Enfin le troisième item est la reconnaissance vis-à-vis du salarié. Cela peut passer par des leviers financiers, par le cadre du contrat de travail, ou bien par le dialogue entre manager et équipe pour savoir reconnaître le travail accompli. Y compris lorsque les résultats ne sont pas au rendez-vous, avec une appréciation en termes d’efforts, dynamique de travail, etc.

D’autres principes sont également importants comme la décentralisation de la décision, qui est en lien fort avec l’autonomie, ou encore le faible nombre de niveaux hiérarchiques, ce qui facilite également l’autonomie et la participation des salariés.

Les différences culturelles qui peuvent exister, d’un pays à l’autre, sont-elles déterminantes ?

MH : La culture n’a pas une influence déterminante, pas plus que les cadres normatifs des pays : les principes de management les transcendent largement. Nous avons également remarqué que la culture d’un pays peut évoluer au fil des années. Si l’on perçoit aujourd’hui la Suède comme un pays modèle avec un niveau de bien-être au travail élevé, il n’en a pas toujours été ainsi. Dans les années 30, la conflictualité était très forte au travail et au niveau social.

Si cela a changé, c’est parce que les partenaires sociaux ont su faire évoluer le cadre existant. Les choses ne sont donc jamais figées, et c’est un point qui nous rend optimistes : si les acteurs se saisissent du sujet et/ou qu’il y a une forte demande sociale, les lignes peuvent bouger. Il n’y a pas de fatalité.

En fonction de quoi avez-vous choisi les pays que vous avez étudiés ?

Fabienne Bartoli : La Suède était pour nous une évidence car c’est un pays souvent cité en exemple en termes de modèle social. L’Allemagne également, car le pays est notre plus proche « cousin » en matière de protection sociale, même si le dialogue social y est beaucoup plus formel.
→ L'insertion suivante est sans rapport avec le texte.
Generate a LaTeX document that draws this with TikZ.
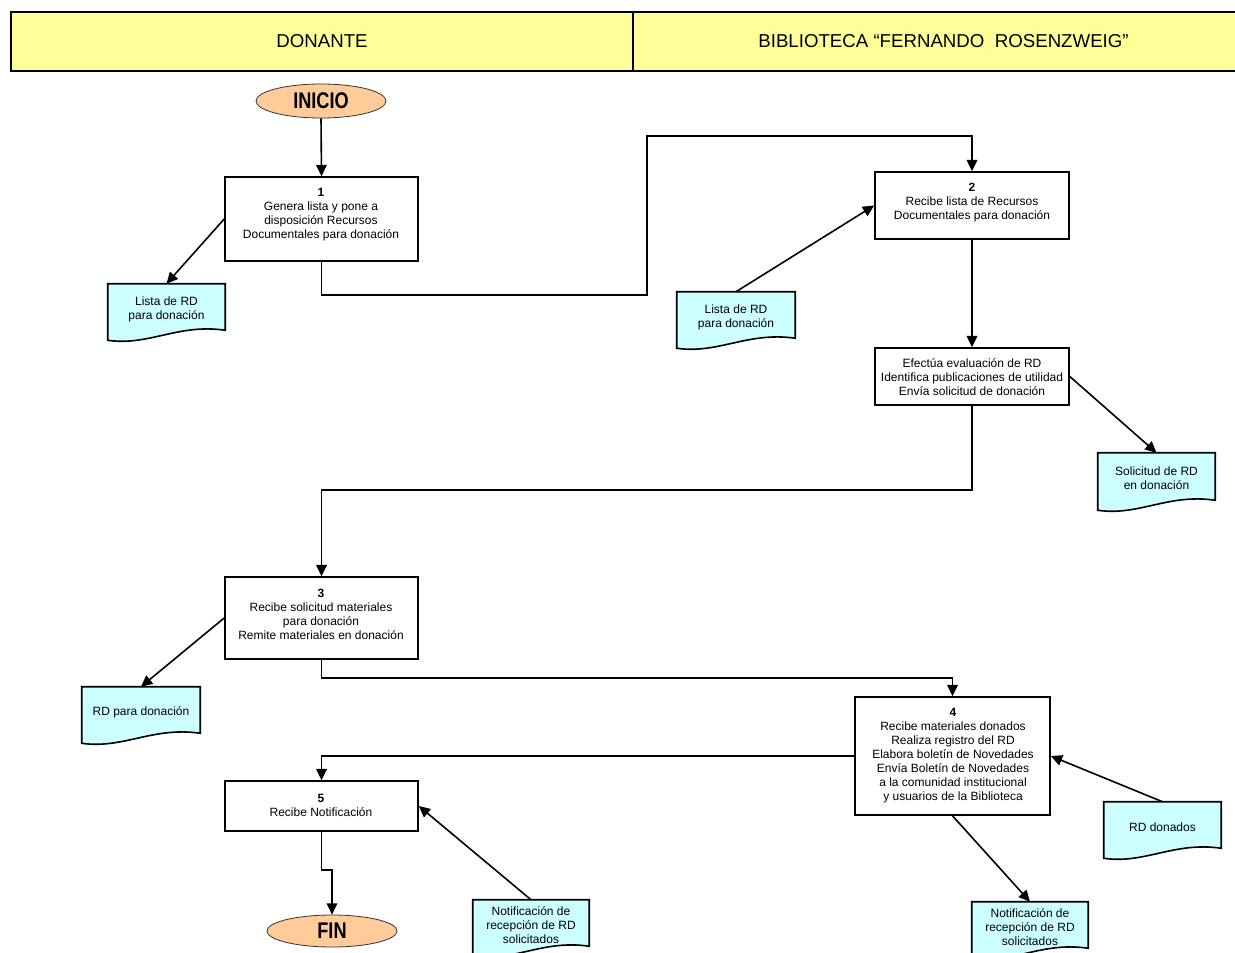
\documentclass[tikz,border=0pt]{standalone}
\usepackage{fontspec}
\setmainfont{Liberation Sans}
\newfontfamily\termfont[FakeStretch=0.8]{Liberation Sans}
\usetikzlibrary{arrows.meta,shapes.geometric,fit,calc}

\definecolor{lanefill}{HTML}{FFFF99}
\definecolor{docfill}{HTML}{CCFFFF}
\definecolor{termfill}{HTML}{FFCC99}

\tikzset{
  lane/.style={draw=black, line width=1.4pt, fill=lanefill, inner sep=0pt},
  lanetext/.style={font=\fontsize{14}{16}\selectfont},
  proc/.style={draw=black, line width=1.2pt, fill=white, inner sep=0pt},
  txt/.style={align=center, inner sep=0pt, font=\fontsize{9}{10.5}\selectfont},
  term/.style={ellipse, draw=black!80, line width=0.6pt, fill=termfill, inner sep=0pt,
    font=\termfont\bfseries\fontsize{17}{20}\selectfont},
  docbox/.style={draw=black, line width=1.2pt, fill=docfill},
  arr/.style={draw=black, line width=1.2pt, -{Triangle[length=8.5pt,width=8pt]}},
}

% document symbol with a wavy lower edge: name, x1, y1, x2, y2, text
\newcommand\docsym[6]{%
  \node[inner sep=0pt, fit={(#2,#3) (#4,#5)}] (#1) {};
  \draw[docbox] (#1.north west) -- (#1.north east) -- ($(#1.south east)+(0,-10)$)
    .. controls ($(#1.south west)!0.6!(#1.south east)+(0,-17)$)
       and ($(#1.south west)!0.35!(#1.south east)+(0,6)$) .. (#1.south west) -- cycle;
  \node[txt] at ($(#1.center)+(0,-3)$) {#6};
}

\begin{document}
\begin{tikzpicture}[x=0.75pt, y=-0.75pt]
  \clip (0,0) rectangle (1235,953);
  \fill[white] (0,0) rectangle (1235,953);

  % swimlane headers
  \node[lane, fit={(11,12) (633,71)}] (laneA) {};
  \node[lanetext] at (laneA.center) {DONANTE};
  \node[lane, fit={(633,12) (1254,71)}] (laneB) {};
  \node[lanetext] at (laneB.center) {BIBLIOTECA “FERNANDO\ \ ROSENZWEIG”};

  % terminals
  \node[term, minimum width=97.5pt, minimum height=25.5pt] (inicio) at (321,101) {INICIO};
  \node[term, minimum width=97.5pt, minimum height=24pt] (fin) at (332,931) {FIN};

  % process boxes
  \node[proc, fit={(225,177) (418,261)}] (p1) {};
  \node[txt] at (321,215) {\textbf{1}\\Genera lista y pone a\\disposición Recursos\\Documentales para donación};

  \node[proc, fit={(875,172) (1069,239)}] (p2) {};
  \node[txt] at (972,203) {\textbf{2}\\Recibe lista de Recursos\\Documentales para donación};

  \node[proc, fit={(875,348) (1069,405)}] (p2b) {};
  \node[txt] at (972,377) {Efectúa evaluación de RD\\Identifica publicaciones de utilidad\\Envía solicitud de donación};

  \node[proc, fit={(225,577) (418,659)}] (p3) {};
  \node[txt] at (321,614) {\textbf{3}\\Recibe solicitud materiales\\para donación\\Remite materiales en donación};

  \node[proc, fit={(855,697) (1050,815)}] (p4) {};
  \node[txt] at (953,756) {\textbf{4}\\Recibe materiales donados\\Realiza registro del RD\\Elabora boletín de Novedades\\Envía Boletín de Novedades\\a la comunidad institucional\\y usuarios de la Biblioteca};

  \node[proc, fit={(225,781) (418,831)}] (p5) {};
  \node[txt] at (321,805) {\textbf{5}\\Recibe Notificación};

  % documents
  \docsym{d1}{108}{284}{225}{340}{Lista de RD\\para donación}
  \docsym{d2}{677}{292}{795}{348}{Lista de RD\\para donación}
  \docsym{d3}{1098}{453}{1215}{510}{Solicitud de RD\\en donación}
  \docsym{d4}{82}{687}{200}{743}{RD para donación}
  \docsym{d5}{1104}{802}{1221}{858}{RD donados}
  \docsym{d6}{972}{902}{1088}{958}{Notificación de\\recepción de RD\\solicitados}
  \docsym{d7}{473}{900}{589}{956}{Notificación de\\recepción de RD\\solicitados}

  % flow
  \draw[arr] (inicio.south) -- (p1.north);
  \draw[arr] (p1.south) -- (p1.south |- 0,295) -| (647,136) -| (p2.north);
  \draw[arr] (p2.south) -- (p2b.north);
  \draw[arr] (p2b.south) -- (p2b.south |- 0,490) -| (p3.north);
  \draw[arr] (p3.south) -- (p3.south |- 0,678) -| (p4.north);
  \draw[arr] (p4.west) -| (p5.north);
  \draw[arr] (p5.south) -- (p5.south |- 0,870) -| (fin.north);

  % document links
  \draw[arr] (p1.west) -- (d1.north);
  \draw[arr] (d2.north) -- (p2.west);
  \draw[arr] (p2b.east) -- (d3.north);
  \draw[arr] (p3.west) -- (d4.north);
  \draw[arr] (d5.north) -- (p4.east);
  \draw[arr] (p4.south) -- (d6.north);
  \draw[arr] (d7.north) -- (p5.east);
\end{tikzpicture}
\end{document}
Concernant l’Italie, nous voulions inclure également un pays du sud de l’Europe pour diversifier notre échantillon. Enfin, nous avons opté comme dernier pays de comparaison pour l’Irlande, du fait des spécificités de son marché du travail et de la présence d’entreprises américaines du numérique (GAFAM), afin d’avoir un œil sur les pratiques managériales importées des Etats-Unis sur le vieux continent.

Quelles spécificités avez-vous observées dans ces différents pays ?

FB : Nous avons rencontré en Allemagne un DRH expérimenté ayant officié dans plusieurs grands groupes qui nous a expliqué que la pratique du dialogue social y est longue et précise, avec des processus qui prennent parfois des années, mais qui sont globalement moins conflictuels qu’en France. Chez nous, l’escalade jusqu’à la grève est souvent rapide… mais cela va également plus vite lorsque tout le monde s’est mis d’accord pour terminer un conflit.

En Italie, nous avons rencontré des partenaires sociaux, en particulier un syndicat assez puissant, qui mettaient en place des aides au coaching pour les cols blancs, avec de très bons résultats. Du côté de l’Irlande, le management est plus informel et l’on nous a beaucoup parlé du rendez-vous du vendredi soir au pub avec les équipes, qui est un incontournable pour beaucoup de managers afin d’avoir des retours terrain.

Comment la France se positionne-t-elle par rapport à ces pays en termes de qualité des pratiques managériales 

MH : Différentes études montrent que la France est plutôt en retrait par rapport à ses partenaires européens. Pour reprendre deux des grands principes que nous citions plus tôt, seuls 24 % des salariés français considèrent être autonomes contre en moyenne 28 % pour les autres pays étudiés et 34 % en Allemagne. De même, 56 % seulement des salariés français considèrent que leur travail est reconnu, alors que ce chiffre monte à 75 % en Allemagne ou au Royaume-Uni.

Or on sait, notamment via des études américaines et une étude, que la mission a réalisé à partir des données des entreprises françaises, que les bonnes pratiques de management sont corrélées positivement à la performance des entreprises, ainsi qu’à de meilleurs indicateurs de prévention et de santé au travail.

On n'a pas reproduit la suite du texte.